Je ne ferais pas de discours généraux. Je n'ai pas de programme à suggérer. Je sais cependant, par expérience directe, que le femmes doivent toujours se poser une question qu'elles ne sont pas – que nous ne sommes pas – habituées à nous poser: moi, précisément moi, qu'est-ce que j'en pense? Quel est mon désir le plus profond, qu'est-ce que je veux vraiment? Qu'est-ce qui est juste? L'Eglise a une histoire extraordinaire de force et de résistance féminine. Nous devons l'étudier, la valoriser, la raconter. Il y a des femmes qui se posent ces questions tous les jours, de nombreuses autres qui se les sont posées par le passé. Dans mon monastère, les moniales sont entrées en conflit, il y a eu des barricades quand après le concile de Trente l'Eglise demandait une clôture plus rigide pour les femmes.
Je peux conclure cette conversation en disant que vous êtes optimiste et confiante dans la possibilité que les femmes changent l'Eglise et que l'Eglise change grâce aux femmes.

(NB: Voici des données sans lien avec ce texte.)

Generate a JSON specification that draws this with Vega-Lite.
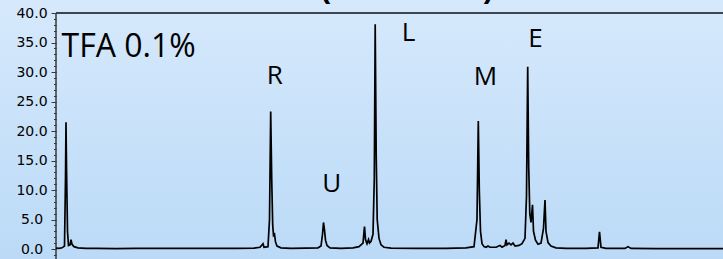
{
  "$schema": "https://vega.github.io/schema/vega-lite/v6.json",
  "width": 723,
  "height": 259,
  "padding": 0,
  "autosize": {"type": "none"},
  "background": "#c9e1f9",
  "config": {
    "view": {
      "stroke": null,
      "fill": {
        "gradient": "linear",
        "x1": 0, "y1": 0, "x2": 0, "y2": 1,
        "stops": [
          {"offset": 0, "color": "#d6e9fc"},
          {"offset": 1, "color": "#bbdaf7"}
        ]
      }
    }
  },
  "title": {
    "text": "(UV 214 nm)",
    "font": "Liberation Sans",
    "fontSize": 30,
    "fontWeight": "bold",
    "color": "#000000",
    "baseline": "alphabetic",
    "anchor": "middle",
    "frame": "group",
    "offset": -1,
    "dx": 45.5,
    "dy": 27
  },
  "datasets": {
    "trace": [
      {"t": 0.0, "v": 0.15}, {"t": 0.3, "v": 0.1}, {"t": 0.6, "v": 0.2}, {"t": 0.85, "v": 0.5},
      {"t": 0.95, "v": 12}, {"t": 1.0, "v": 21.5}, {"t": 1.05, "v": 14}, {"t": 1.15, "v": 3},
      {"t": 1.25, "v": 0.6}, {"t": 1.4, "v": 0.7}, {"t": 1.5, "v": 1.6}, {"t": 1.6, "v": 0.8},
      {"t": 1.8, "v": 0.4}, {"t": 2.2, "v": 0.2}, {"t": 3.0, "v": 0.1}, {"t": 4.0, "v": 0.12},
      {"t": 6.0, "v": 0.08}, {"t": 8.0, "v": 0.1}, {"t": 10.0, "v": 0.12}, {"t": 12.0, "v": 0.1},
      {"t": 14.0, "v": 0.1}, {"t": 16.0, "v": 0.12}, {"t": 18.0, "v": 0.1}, {"t": 19.8, "v": 0.15},
      {"t": 20.4, "v": 0.3}, {"t": 20.7, "v": 0.9}, {"t": 20.8, "v": 0.3}, {"t": 21.2, "v": 0.4},
      {"t": 21.35, "v": 5}, {"t": 21.47, "v": 23.3}, {"t": 21.57, "v": 12}, {"t": 21.67, "v": 4},
      {"t": 21.75, "v": 2.3}, {"t": 21.85, "v": 2.5}, {"t": 21.95, "v": 1.2}, {"t": 22.1, "v": 0.5},
      {"t": 22.5, "v": 0.2}, {"t": 23.5, "v": 0.1}, {"t": 25.0, "v": 0.15}, {"t": 26.2, "v": 0.2},
      {"t": 26.5, "v": 0.5}, {"t": 26.65, "v": 2.5}, {"t": 26.75, "v": 4.5}, {"t": 26.85, "v": 3.2},
      {"t": 26.95, "v": 1.5}, {"t": 27.1, "v": 0.6}, {"t": 27.4, "v": 0.2}, {"t": 28.5, "v": 0.1},
      {"t": 29.7, "v": 0.2}, {"t": 30.3, "v": 0.4}, {"t": 30.7, "v": 1.0}, {"t": 30.85, "v": 3.8},
      {"t": 30.95, "v": 1.6}, {"t": 31.1, "v": 0.9}, {"t": 31.25, "v": 1.6}, {"t": 31.35, "v": 1.0},
      {"t": 31.5, "v": 1.3}, {"t": 31.7, "v": 2.5}, {"t": 31.83, "v": 12}, {"t": 31.92, "v": 38.1},
      {"t": 32.02, "v": 16}, {"t": 32.12, "v": 5}, {"t": 32.3, "v": 1.8}, {"t": 32.5, "v": 0.7},
      {"t": 32.8, "v": 0.3}, {"t": 33.5, "v": 0.15}, {"t": 36.0, "v": 0.1}, {"t": 39.0, "v": 0.1},
      {"t": 41.0, "v": 0.2}, {"t": 41.8, "v": 0.4}, {"t": 42.1, "v": 5}, {"t": 42.23, "v": 21.7},
      {"t": 42.33, "v": 10}, {"t": 42.45, "v": 3}, {"t": 42.6, "v": 0.9}, {"t": 42.8, "v": 0.4},
      {"t": 43.0, "v": 0.3}, {"t": 43.2, "v": 0.5}, {"t": 43.4, "v": 0.3}, {"t": 44.0, "v": 0.3},
      {"t": 44.4, "v": 0.6}, {"t": 44.6, "v": 0.3}, {"t": 44.9, "v": 0.6}, {"t": 45.0, "v": 1.6},
      {"t": 45.1, "v": 0.7}, {"t": 45.3, "v": 1.0}, {"t": 45.5, "v": 0.7}, {"t": 45.7, "v": 1.0},
      {"t": 45.9, "v": 0.5}, {"t": 46.3, "v": 0.6}, {"t": 46.6, "v": 0.9}, {"t": 46.9, "v": 1.8},
      {"t": 47.05, "v": 9}, {"t": 47.17, "v": 30.9}, {"t": 47.27, "v": 14}, {"t": 47.38, "v": 6},
      {"t": 47.5, "v": 4.5}, {"t": 47.65, "v": 7.5}, {"t": 47.75, "v": 3}, {"t": 47.95, "v": 1.5},
      {"t": 48.2, "v": 0.8}, {"t": 48.5, "v": 1.0}, {"t": 48.75, "v": 3.5}, {"t": 48.9, "v": 8.3},
      {"t": 49.0, "v": 3}, {"t": 49.2, "v": 1.1}, {"t": 49.5, "v": 0.5}, {"t": 50.0, "v": 0.2},
      {"t": 51.0, "v": 0.1}, {"t": 53.0, "v": 0.1}, {"t": 54.2, "v": 0.2}, {"t": 54.35, "v": 2.9},
      {"t": 54.5, "v": 0.3}, {"t": 55.0, "v": 0.1}, {"t": 56.9, "v": 0.1}, {"t": 57.2, "v": 0.4},
      {"t": 57.5, "v": 0.1}, {"t": 60.0, "v": 0.05}, {"t": 66.7, "v": 0.05}
    ],
    "condition": [
      {"t": 0.55, "v": 32.6, "label": "TFA 0.1%"}
    ],
    "peaks": [
      {"t": 21.87, "v": 27.9, "label": "R"},
      {"t": 27.57, "v": 9.7, "label": "U"},
      {"t": 35.25, "v": 35.25, "label": "L"},
      {"t": 42.95, "v": 27.8, "label": "M"},
      {"t": 47.95, "v": 34.2, "label": "E"}
    ]
  },
  "layer": [
    {
      "data": {"values": [{}]},
      "mark": {"type": "rule", "color": "#3b4651", "strokeWidth": 2},
      "encoding": {
        "x": {"datum": 0, "type": "quantitative", "scale": {"domain": [-5.6, 66.7], "nice": false, "zero": false}, "axis": null},
        "x2": {"datum": 66.7},
        "y": {"datum": 40, "type": "quantitative", "scale": {"domain": [-1.6949, 42.2034], "nice": false, "zero": false}, "axis": null}
      }
    },
    {
      "data": {"values": [{}]},
      "mark": {"type": "rule", "color": "#3a3a3a", "strokeWidth": 1.5},
      "encoding": {
        "x": {"datum": 0, "type": "quantitative", "scale": {"domain": [-5.6, 66.7], "nice": false, "zero": false}, "axis": null},
        "y": {"datum": -1.6949, "type": "quantitative", "scale": {"domain": [-1.6949, 42.2034], "nice": false, "zero": false}, "axis": null},
        "y2": {"datum": 40}
      }
    },
    {
      "data": {"name": "trace"},
      "mark": {"type": "line", "color": "#000000", "strokeWidth": 1.7, "clip": true},
      "encoding": {
        "x": {"field": "t", "type": "quantitative", "scale": {"domain": [-5.6, 66.7], "nice": false, "zero": false}, "axis": null},
        "y": {
          "field": "v", "type": "quantitative",
          "scale": {"domain": [-1.6949, 42.2034], "nice": false, "zero": false},
          "axis": {
            "orient": "left", "offset": -56, "title": null,
            "values": [0, 5, 10, 15, 20, 25, 30, 35, 40],
            "format": ".1f", "domain": false, "grid": false,
            "ticks": true, "tickSize": 5, "tickColor": "#3a3a3a", "tickWidth": 1,
            "labelAlign": "center", "labelBaseline": "middle", "labelPadding": 19.5,
            "labelFont": "DejaVu Sans", "labelFontSize": 14, "labelColor": "#000000",
            "labelFlush": false, "labelOverlap": false
          }
        }
      }
    },
    {
      "data": {"name": "condition"},
      "mark": {"type": "text", "font": "Open Sans", "fontSize": 32, "color": "#000000", "align": "left", "baseline": "alphabetic"},
      "encoding": {
        "x": {"field": "t", "type": "quantitative", "scale": {"domain": [-5.6, 66.7], "nice": false, "zero": false}, "axis": null},
        "y": {
          "field": "v", "type": "quantitative",
          "scale": {"domain": [-1.6949, 42.2034], "nice": false, "zero": false},
          "axis": {
            "orient": "left", "offset": -56, "title": null,
            "values": [-1, 0, 1, 2, 3, 4, 5, 6, 7, 8, 9, 10, 11, 12, 13, 14, 15, 16, 17, 18, 19, 20, 21, 22, 23, 24, 25, 26, 27, 28, 29, 30, 31, 32, 33, 34, 35, 36, 37, 38, 39, 40],
            "domain": false, "grid": false, "labels": false,
            "ticks": true, "tickSize": 2.5, "tickColor": "#3a3a3a", "tickWidth": 1
          }
        },
        "text": {"field": "label"}
      }
    },
    {
      "data": {"name": "peaks"},
      "mark": {"type": "text", "font": "Open Sans", "fontSize": 26, "color": "#000000", "align": "center", "baseline": "alphabetic"},
      "encoding": {
        "x": {"field": "t", "type": "quantitative", "scale": {"domain": [-5.6, 66.7], "nice": false, "zero": false}, "axis": null},
        "y": {"field": "v", "type": "quantitative", "scale": {"domain": [-1.6949, 42.2034], "nice": false, "zero": false}, "axis": null},
        "text": {"field": "label"}
      }
    }
  ],
  "resolve": {"axis": {"y": "independent"}}
}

On dit que le féminisme a commencé au début du siècle, avec la revendication des droits politiques. Il y a ensuite une deuxième vague vers les années soixante-dix. A mon avis, le vrai début a eu lieu lors de la convention de Seneca Falls, en 1848, sur les droits des femmes aux Etats-Unis. Des femmes comme Elizabeth Cady Stanton ont répété non seulement que la Bible avait été jusqu'alors interprétée de manière patriarcale et que cela n'était pas la vraie lecture des textes sacrés, mais elles en ont tiré les conséquences politiques. Cela est déjà arrivé pour les esclaves afro-américains. Les esclaves ont appris le christianisme de leurs maîtres mais ensuite, quand ils ont appris à lire, ils ont compris que le vrai message des Ecritures n'était pas celui qui était communiqué par leurs oppresseurs, que la Bible ne justifiait pas l'esclavage et l'inégalité. Il s'est alors passé quelque chose d'extraordinaire. En général – nous le savons – l'opprimé refuse la religion de l'oppresseur, en revanche, de nombreux esclaves afro-américains sont restés fidèles au christianisme, mais avec une lecture différente des Ecritures et ils ont accusé leurs maîtres de ne pas avoir correctement lu la Bible. Pour les femmes, la même chose est en train de se produire. Dans la foi et dans les Ecritures, il y a toute la force pour combattre le patriarcat de l'Eglise.
Ritanna Armeni
TERESA FORCADES i VILA , moniale bénédictine au Monastère de Montserrat, née à Barcelone il y a 56 ans, est medécin, avec une spécialisation en médecine interne obtenue à Buffalo (Usa), théologienne, avec un master obtenu à Harvard, féministe et activiste politique. Ayant grandi dans une famille non croyante, elle découvre la foi à l'école des religieuses où ses parents l'avaient inscrite. Elle lit l'Evangile pour la première fois à 15 ans. En 1995, avant de revenir aux Etats-Unis, elle décide de passer quelques semaines au monastère de Montserrat pour préparer un examen de médecine important. C'est là qu'elle comprend qu'elle veut devenir religieuse: dans ce monastère construit sur la montagne de Monistrol de Montserrat, un petit centre de la communauté autonome de Catalogne, dont il représente un symbole, et qui est également un site important de pèlerinage. Elle est religieuse de clôture depuis 1997. En 2012, elle fonde le mouvement politique Procés Constituent avec Arcadi Oliveres, économiste, universitaire et activiste social espagnol, président de "Justícia i Pau", un groupe pacifiste chrétien. Ils proposent d'obtenir l'indépendance de la Catalogne à travers un nouveau modèle politique et social basé sur l'auto-organisation et la mobilisation sociale. En 2015, alors que les élections régionales de la Catalogne s'approchent, elle reçoit la permission de son supérieur et du Saint-Siège de quitter la clôture pour trois ans et elle peut ainsi entrer en campagne électorale en se présentant à la présidence de la région. En 2018, elle retourne au monastère pour reprendre sa vie comme religieuse contemplative.